[Written task]
Retype the lines beneath this one, from the first through the line containing "const eYTicks = [0, 10, 20, 30, 40, 50];". Pictures are left out.

+++

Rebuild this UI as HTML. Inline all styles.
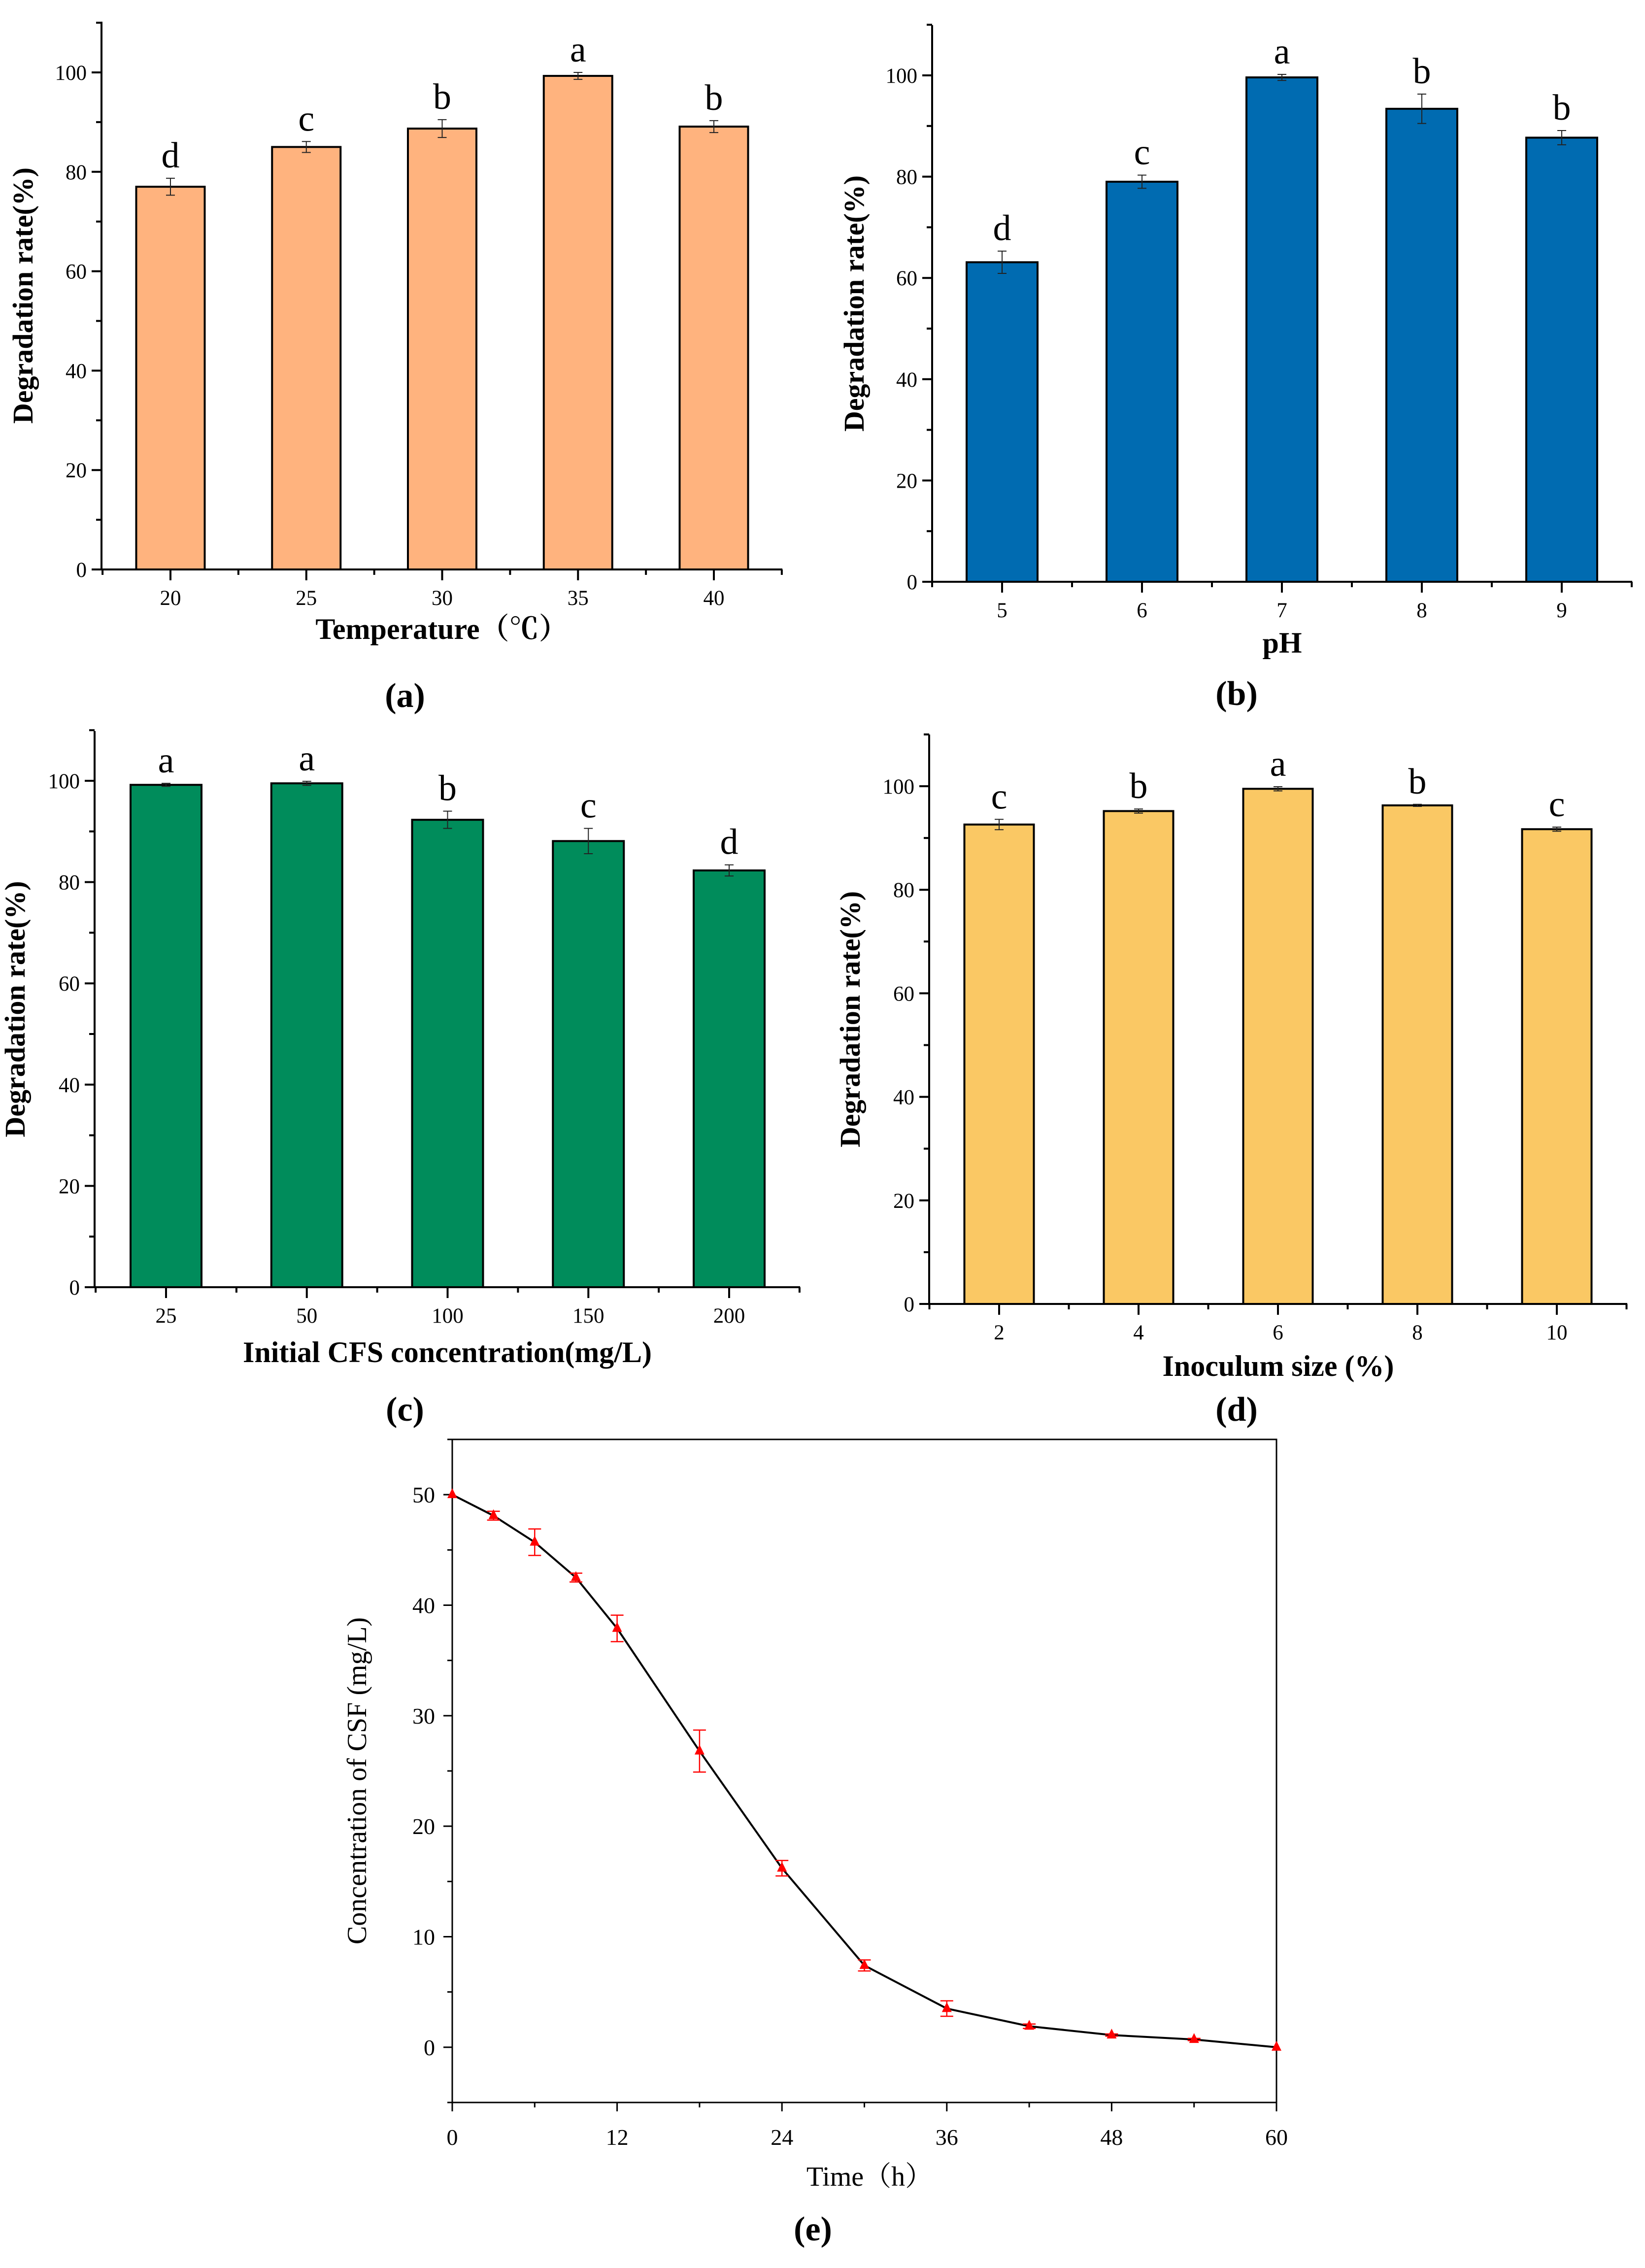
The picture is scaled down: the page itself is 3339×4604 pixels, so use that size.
<!DOCTYPE html>
<html><head><meta charset="utf-8"><title>Degradation figure</title>
<style>
html,body{margin:0;padding:0;background:#fff;}
svg{display:block;font-family:"Liberation Serif","Noto Serif CJK SC",serif;}
</style></head>
<body>
<svg id="fig" width="3339" height="4604" viewBox="0 0 3339 4604" xmlns="http://www.w3.org/2000/svg"></svg>
<script>
// ---- Panel (a) data ----
const aCategories = ["20","25","30","35","40"];
const aValues = [77.0, 85.0, 88.7, 99.3, 89.1];
const aErrors = [1.7, 1.1, 1.8, 0.7, 1.2];
const aLetters = ["d","c","b","a","b"];
// ---- Panel (b) data ----
const bCategories = ["5","6","7","8","9"];
const bValues = [63.1, 79.0, 99.6, 93.4, 87.7];
const bErrors = [2.2, 1.3, 0.6, 2.9, 1.4];
const bLetters = ["d","c","a","b","b"];
// ---- Panel (c) data ----
const cCategories = ["25","50","100","150","200"];
const cValues = [99.2, 99.5, 92.3, 88.1, 82.3];
const cErrors = [0.3, 0.4, 1.7, 2.5, 1.1];
const cLetters = ["a","a","b","c","d"];
// ---- Panel (d) data ----
const dCategories = ["2","4","6","8","10"];
const dValues = [92.6, 95.2, 99.5, 96.3, 91.7];
const dErrors = [1.0, 0.4, 0.4, 0.2, 0.4];
const dLetters = ["c","b","a","b","c"];
const barTicks = [0, 20, 40, 60, 80, 100];
// ---- Panel (e) data ----
const eTimes = [0, 3, 6, 9, 12, 18, 24, 30, 36, 42, 48, 54, 60];
const eConc = [50, 48.1, 45.7, 42.5, 37.9, 26.8, 16.2, 7.4, 3.5, 1.9, 1.1, 0.7, 0];
const eErr = [0, 0.4, 1.2, 0.4, 1.2, 1.9, 0.7, 0.5, 0.7, 0.2, 0.1, 0.1, 0];
const eXTicks = [0, 12, 24, 36, 48, 60];
const eYTicks = [0, 10, 20, 30, 40, 50];

const NS = "http://www.w3.org/2000/svg";
const svg = document.getElementById("fig");
function mk(tag, attrs, parent, text) {
  const e = document.createElementNS(NS, tag);
  for (const k in attrs) e.setAttribute(k, attrs[k]);
  if (text !== undefined) e.textContent = text;
  (parent || svg).appendChild(e);
  return e;
}

function barPanel(cfg, cats, vals, errs, letters) {
  const g = mk("g", {});
  
  
  const n = cats.length;
  const step = (cfg.c1 - cfg.c0) / (n - 1);
  const xs = i => cfg.c0 + i * step;
  const ys = v => cfg.y0 + (cfg.y100 - cfg.y0) * v / 100;
  for (let i = 0; i < n; i++) {
    const top = ys(vals[i]);
    const r = mk("rect", {x: xs(i) - cfg.bw / 2, y: top, width: cfg.bw, height: cfg.y0 - top, fill: cfg.color, stroke: "#000", "stroke-width": 4}, g);
    
    
    const e1 = ys(vals[i] + errs[i]), e2 = ys(vals[i] - errs[i]);
    const eb = mk("path", {d: `M${xs(i)},${e1}V${e2}M${xs(i)-9},${e1}H${xs(i)+9}M${xs(i)-9},${e2}H${xs(i)+9}`, stroke: "#222", "stroke-width": 2, fill: "none"}, g);
    
    
    const lt = mk("text", {x: xs(i), y: e1 - 22, "text-anchor": "middle", "font-size": 74}, g, letters[i]);
    
    
    const tl = mk("text", {x: xs(i), y: cfg.y0 + 72, "text-anchor": "middle", "font-size": 43}, g, cats[i]);
    
    
  }
  let d = `M${cfg.ax},${cfg.top}V${cfg.y0}H${cfg.right}`;
  for (let v = 0; v <= 110; v += 10) {
    const len = v % 20 === 0 ? 20 : 11;
    d += `M${cfg.ax},${ys(v)}h${-len}`;
  }
  for (let i = 0; i < n; i++) d += `M${xs(i)},${cfg.y0}v22`;
  for (let i = 0; i <= n; i++) d += `M${xs(i) - step / 2},${cfg.y0}v11`;
  const axes = mk("path", {d: d, stroke: "#000", "stroke-width": 4, fill: "none"}, g);
  
  
  for (const t of barTicks) {
    const yl = mk("text", {x: cfg.ax - 30, y: ys(t) + 15, "text-anchor": "end", "font-size": 43}, g, String(t));
    
    
  }
  const yt = mk("text", {x: 0, y: 0, transform: `translate(${cfg.ylx},${(cfg.top + cfg.y0) / 2}) rotate(-90)`, "text-anchor": "middle", "font-size": 58, "font-weight": "bold"}, g, "Degradation rate(%)");
  
  
  const xt = mk("text", {x: (cfg.ax + cfg.right) / 2, y: cfg.titleY, "text-anchor": "middle", "font-size": 60, "font-weight": "bold"}, g, cfg.xtitle);
  
  
  const pl = mk("text", {x: cfg.labelX, y: cfg.labelY, "text-anchor": "middle", "font-size": 70, "font-weight": "bold"}, g, cfg.label);
  
  
}

barPanel({name: "panel-a", color: "#FFB37E", ax: 206, top: 44, y0: 1156, y100: 147, right: 1588, c0: 346, c1: 1449, bw: 139, ylx: 66, titleY: 1297, xtitle: "Temperature（℃）", label: "(a)", labelX: 822, labelY: 1435}, aCategories, aValues, aErrors, aLetters);
barPanel({name: "panel-b", color: "#006BB1", ax: 1892, top: 51, y0: 1181, y100: 153, right: 3313, c0: 2034, c1: 3170, bw: 144, ylx: 1753, titleY: 1325, xtitle: "pH", label: "(b)", labelX: 2510, labelY: 1431}, bCategories, bValues, bErrors, bLetters);
barPanel({name: "panel-c", color: "#008C5B", ax: 192, top: 1484, y0: 2613, y100: 1585, right: 1624, c0: 337, c1: 1480, bw: 144, ylx: 50, titleY: 2765, xtitle: "Initial CFS concentration(mg/L)", label: "(c)", labelX: 822, labelY: 2884}, cCategories, cValues, cErrors, cLetters);
barPanel({name: "panel-d", color: "#FAC864", ax: 1886, top: 1491, y0: 2647, y100: 1596, right: 3303, c0: 2028, c1: 3160, bw: 141, ylx: 1745, titleY: 2793, xtitle: "Inoculum size (%)", label: "(d)", labelX: 2510, labelY: 2884}, dCategories, dValues, dErrors, dLetters);

(function () {
  const L = 918, R = 2591, T = 2922, B = 4268;
  const xs = t => L + (R - L) * t / 60;
  const ys = v => B - (B - T) * (v + 5) / 60;
  const g = mk("g", {});
  
  
  let d = `M${L},${T}H${R}V${B}H${L}Z`;
  for (let v = -5; v <= 55; v += 5) d += `M${L},${ys(v)}h${v % 10 === 0 ? -18 : -10}`;
  for (let t = 0; t <= 60; t += 6) d += `M${xs(t)},${B}v${t % 12 === 0 ? 18 : 10}`;
  const ax = mk("path", {d: d, stroke: "#000", "stroke-width": 3, fill: "none"}, g);
  
  
  for (const v of eYTicks) {
    const t = mk("text", {x: L - 35, y: ys(v) + 16, "text-anchor": "end", "font-size": 46}, g, String(v));
    
    
  }
  for (const v of eXTicks) {
    const t = mk("text", {x: xs(v), y: B + 86, "text-anchor": "middle", "font-size": 46}, g, String(v));
    
    
  }
  const pts = eTimes.map((t, i) => `${xs(t)},${ys(eConc[i])}`).join(" ");
  const line = mk("polyline", {points: pts, stroke: "#000", "stroke-width": 4, fill: "none"}, g);
  
  
  eTimes.forEach((t, i) => {
    const x = xs(t), y = ys(eConc[i]);
    if (eErr[i] > 0) {
      const y1 = ys(eConc[i] + eErr[i]), y2 = ys(eConc[i] - eErr[i]);
      const eb = mk("path", {d: `M${x},${y1}V${y2}M${x-13},${y1}H${x+13}M${x-13},${y2}H${x+13}`, stroke: "#f00", "stroke-width": 2.5, fill: "none"}, g);
      
      
    }
    const m = mk("polygon", {points: `${x},${y-13} ${x-10},${y+7} ${x+10},${y+7}`, fill: "#f00"}, g);
    
    
  });
  const yt = mk("text", {x: 0, y: 0, transform: `translate(743,${(T + B) / 2 + 20}) rotate(-90)`, "text-anchor": "middle", "font-size": 56}, g, "Concentration of CSF (mg/L)");
  
  
  const xt = mk("text", {x: 1765, y: 4437, "text-anchor": "middle", "font-size": 56}, g, "Time（h）");
  
  
  const pl = mk("text", {x: 1650, y: 4548, "text-anchor": "middle", "font-size": 70, "font-weight": "bold"}, g, "(e)");
  
  
})();
</script>
</body></html>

+++

[Written solution]
Rebuild this UI as HTML. Inline all styles.
The picture is scaled down: the page itself is 3339×4604 pixels, so use that size.
<!DOCTYPE html>
<html><head><meta charset="utf-8"><title>Degradation figure</title>
<style>
html,body{margin:0;padding:0;background:#fff;}
svg{display:block;font-family:"Liberation Serif","Noto Serif CJK SC",serif;}
</style></head>
<body>
<svg id="fig" width="3339" height="4604" viewBox="0 0 3339 4604" xmlns="http://www.w3.org/2000/svg"></svg>
<script>
// ---- Panel (a) data ----
const aCategories = ["20","25","30","35","40"];
const aValues = [77.0, 85.0, 88.7, 99.3, 89.1];
const aErrors = [1.7, 1.1, 1.8, 0.7, 1.2];
const aLetters = ["d","c","b","a","b"];
// ---- Panel (b) data ----
const bCategories = ["5","6","7","8","9"];
const bValues = [63.1, 79.0, 99.6, 93.4, 87.7];
const bErrors = [2.2, 1.3, 0.6, 2.9, 1.4];
const bLetters = ["d","c","a","b","b"];
// ---- Panel (c) data ----
const cCategories = ["25","50","100","150","200"];
const cValues = [99.2, 99.5, 92.3, 88.1, 82.3];
const cErrors = [0.3, 0.4, 1.7, 2.5, 1.1];
const cLetters = ["a","a","b","c","d"];
// ---- Panel (d) data ----
const dCategories = ["2","4","6","8","10"];
const dValues = [92.6, 95.2, 99.5, 96.3, 91.7];
const dErrors = [1.0, 0.4, 0.4, 0.2, 0.4];
const dLetters = ["c","b","a","b","c"];
const barTicks = [0, 20, 40, 60, 80, 100];
// ---- Panel (e) data ----
const eTimes = [0, 3, 6, 9, 12, 18, 24, 30, 36, 42, 48, 54, 60];
const eConc = [50, 48.1, 45.7, 42.5, 37.9, 26.8, 16.2, 7.4, 3.5, 1.9, 1.1, 0.7, 0];
const eErr = [0, 0.4, 1.2, 0.4, 1.2, 1.9, 0.7, 0.5, 0.7, 0.2, 0.1, 0.1, 0];
const eXTicks = [0, 12, 24, 36, 48, 60];
const eYTicks = [0, 10, 20, 30, 40, 50];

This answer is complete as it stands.